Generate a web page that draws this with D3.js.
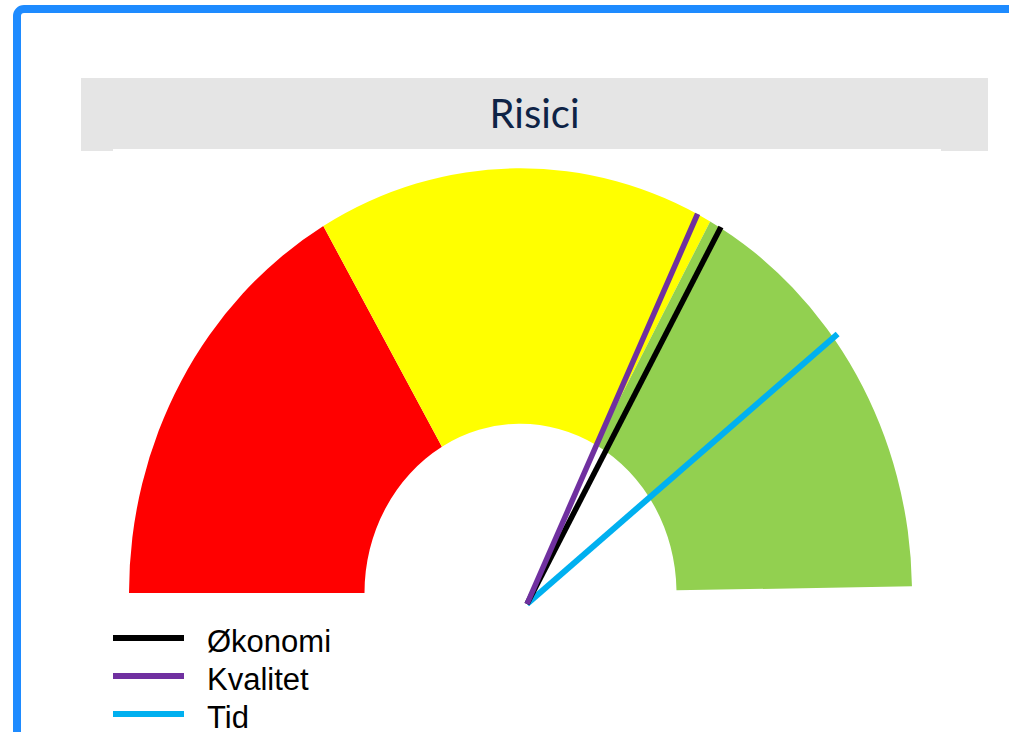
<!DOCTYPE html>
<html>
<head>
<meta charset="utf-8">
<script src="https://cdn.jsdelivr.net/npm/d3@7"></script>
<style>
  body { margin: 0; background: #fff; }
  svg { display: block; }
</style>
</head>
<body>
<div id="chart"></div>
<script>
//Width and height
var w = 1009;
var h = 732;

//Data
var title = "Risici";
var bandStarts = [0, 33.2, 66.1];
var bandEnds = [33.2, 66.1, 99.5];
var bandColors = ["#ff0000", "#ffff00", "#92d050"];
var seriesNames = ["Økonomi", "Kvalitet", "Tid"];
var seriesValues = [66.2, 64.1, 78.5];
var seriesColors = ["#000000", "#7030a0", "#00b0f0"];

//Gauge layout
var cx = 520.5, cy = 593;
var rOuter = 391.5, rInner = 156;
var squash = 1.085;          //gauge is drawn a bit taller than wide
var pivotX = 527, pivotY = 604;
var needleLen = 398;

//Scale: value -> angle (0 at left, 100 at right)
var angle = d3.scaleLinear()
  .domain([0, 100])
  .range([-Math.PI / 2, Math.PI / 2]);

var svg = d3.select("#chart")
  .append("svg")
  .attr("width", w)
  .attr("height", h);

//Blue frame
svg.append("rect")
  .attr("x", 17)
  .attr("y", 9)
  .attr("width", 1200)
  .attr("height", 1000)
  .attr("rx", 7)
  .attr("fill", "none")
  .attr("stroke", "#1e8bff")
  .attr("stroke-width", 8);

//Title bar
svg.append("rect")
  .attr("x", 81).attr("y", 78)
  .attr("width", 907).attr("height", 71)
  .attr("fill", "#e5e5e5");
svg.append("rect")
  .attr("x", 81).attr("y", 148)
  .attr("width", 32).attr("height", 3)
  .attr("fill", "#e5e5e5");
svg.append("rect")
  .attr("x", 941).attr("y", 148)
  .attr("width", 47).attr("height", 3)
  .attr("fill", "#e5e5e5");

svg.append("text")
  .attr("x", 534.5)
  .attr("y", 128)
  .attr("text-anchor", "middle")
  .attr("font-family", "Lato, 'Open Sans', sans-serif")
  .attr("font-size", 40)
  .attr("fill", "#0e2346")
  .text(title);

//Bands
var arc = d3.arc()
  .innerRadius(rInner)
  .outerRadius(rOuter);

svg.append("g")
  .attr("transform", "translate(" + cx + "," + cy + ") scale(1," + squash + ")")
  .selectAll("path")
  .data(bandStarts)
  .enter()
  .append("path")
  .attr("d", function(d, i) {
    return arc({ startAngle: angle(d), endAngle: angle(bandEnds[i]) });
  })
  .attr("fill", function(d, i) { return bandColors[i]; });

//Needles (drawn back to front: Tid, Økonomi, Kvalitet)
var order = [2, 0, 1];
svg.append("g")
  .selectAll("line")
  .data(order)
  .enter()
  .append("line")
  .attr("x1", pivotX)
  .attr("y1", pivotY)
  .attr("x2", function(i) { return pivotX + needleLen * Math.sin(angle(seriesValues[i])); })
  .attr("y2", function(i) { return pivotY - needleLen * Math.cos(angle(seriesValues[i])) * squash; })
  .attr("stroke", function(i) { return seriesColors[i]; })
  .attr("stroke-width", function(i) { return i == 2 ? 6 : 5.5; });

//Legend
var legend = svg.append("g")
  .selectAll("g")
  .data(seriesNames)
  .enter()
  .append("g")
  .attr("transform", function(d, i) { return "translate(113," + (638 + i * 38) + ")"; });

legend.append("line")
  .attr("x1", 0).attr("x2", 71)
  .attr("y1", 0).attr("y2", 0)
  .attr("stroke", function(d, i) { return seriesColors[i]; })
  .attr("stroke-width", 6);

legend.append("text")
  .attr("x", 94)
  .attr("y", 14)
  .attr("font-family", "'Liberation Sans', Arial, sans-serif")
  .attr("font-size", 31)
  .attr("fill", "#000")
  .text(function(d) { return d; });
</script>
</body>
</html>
———
• Prompt
Give the data above again in full and unchanged, skipping the pictures.

• Solution to the exercise
Generate a web page that draws this with D3.js.
<!DOCTYPE html>
<html>
<head>
<meta charset="utf-8">
<script src="https://cdn.jsdelivr.net/npm/d3@7"></script>
<style>
  body { margin: 0; background: #fff; }
  svg { display: block; }
</style>
</head>
<body>
<div id="chart"></div>
<script>
//Width and height
var w = 1009;
var h = 732;

//Data
var title = "Risici";
var bandStarts = [0, 33.2, 66.1];
var bandEnds = [33.2, 66.1, 99.5];
var bandColors = ["#ff0000", "#ffff00", "#92d050"];
var seriesNames = ["Økonomi", "Kvalitet", "Tid"];
var seriesValues = [66.2, 64.1, 78.5];
var seriesColors = ["#000000", "#7030a0", "#00b0f0"];

//Gauge layout
var cx = 520.5, cy = 593;
var rOuter = 391.5, rInner = 156;
var squash = 1.085;          //gauge is drawn a bit taller than wide
var pivotX = 527, pivotY = 604;
var needleLen = 398;

//Scale: value -> angle (0 at left, 100 at right)
var angle = d3.scaleLinear()
  .domain([0, 100])
  .range([-Math.PI / 2, Math.PI / 2]);

var svg = d3.select("#chart")
  .append("svg")
  .attr("width", w)
  .attr("height", h);

//Blue frame
svg.append("rect")
  .attr("x", 17)
  .attr("y", 9)
  .attr("width", 1200)
  .attr("height", 1000)
  .attr("rx", 7)
  .attr("fill", "none")
  .attr("stroke", "#1e8bff")
  .attr("stroke-width", 8);

//Title bar
svg.append("rect")
  .attr("x", 81).attr("y", 78)
  .attr("width", 907).attr("height", 71)
  .attr("fill", "#e5e5e5");
svg.append("rect")
  .attr("x", 81).attr("y", 148)
  .attr("width", 32).attr("height", 3)
  .attr("fill", "#e5e5e5");
svg.append("rect")
  .attr("x", 941).attr("y", 148)
  .attr("width", 47).attr("height", 3)
  .attr("fill", "#e5e5e5");

svg.append("text")
  .attr("x", 534.5)
  .attr("y", 128)
  .attr("text-anchor", "middle")
  .attr("font-family", "Lato, 'Open Sans', sans-serif")
  .attr("font-size", 40)
  .attr("fill", "#0e2346")
  .text(title);

//Bands
var arc = d3.arc()
  .innerRadius(rInner)
  .outerRadius(rOuter);

svg.append("g")
  .attr("transform", "translate(" + cx + "," + cy + ") scale(1," + squash + ")")
  .selectAll("path")
  .data(bandStarts)
  .enter()
  .append("path")
  .attr("d", function(d, i) {
    return arc({ startAngle: angle(d), endAngle: angle(bandEnds[i]) });
  })
  .attr("fill", function(d, i) { return bandColors[i]; });

//Needles (drawn back to front: Tid, Økonomi, Kvalitet)
var order = [2, 0, 1];
svg.append("g")
  .selectAll("line")
  .data(order)
  .enter()
  .append("line")
  .attr("x1", pivotX)
  .attr("y1", pivotY)
  .attr("x2", function(i) { return pivotX + needleLen * Math.sin(angle(seriesValues[i])); })
  .attr("y2", function(i) { return pivotY - needleLen * Math.cos(angle(seriesValues[i])) * squash; })
  .attr("stroke", function(i) { return seriesColors[i]; })
  .attr("stroke-width", function(i) { return i == 2 ? 6 : 5.5; });

//Legend
var legend = svg.append("g")
  .selectAll("g")
  .data(seriesNames)
  .enter()
  .append("g")
  .attr("transform", function(d, i) { return "translate(113," + (638 + i * 38) + ")"; });

legend.append("line")
  .attr("x1", 0).attr("x2", 71)
  .attr("y1", 0).attr("y2", 0)
  .attr("stroke", function(d, i) { return seriesColors[i]; })
  .attr("stroke-width", 6);

legend.append("text")
  .attr("x", 94)
  .attr("y", 14)
  .attr("font-family", "'Liberation Sans', Arial, sans-serif")
  .attr("font-size", 31)
  .attr("fill", "#000")
  .text(function(d) { return d; });
</script>
</body>
</html>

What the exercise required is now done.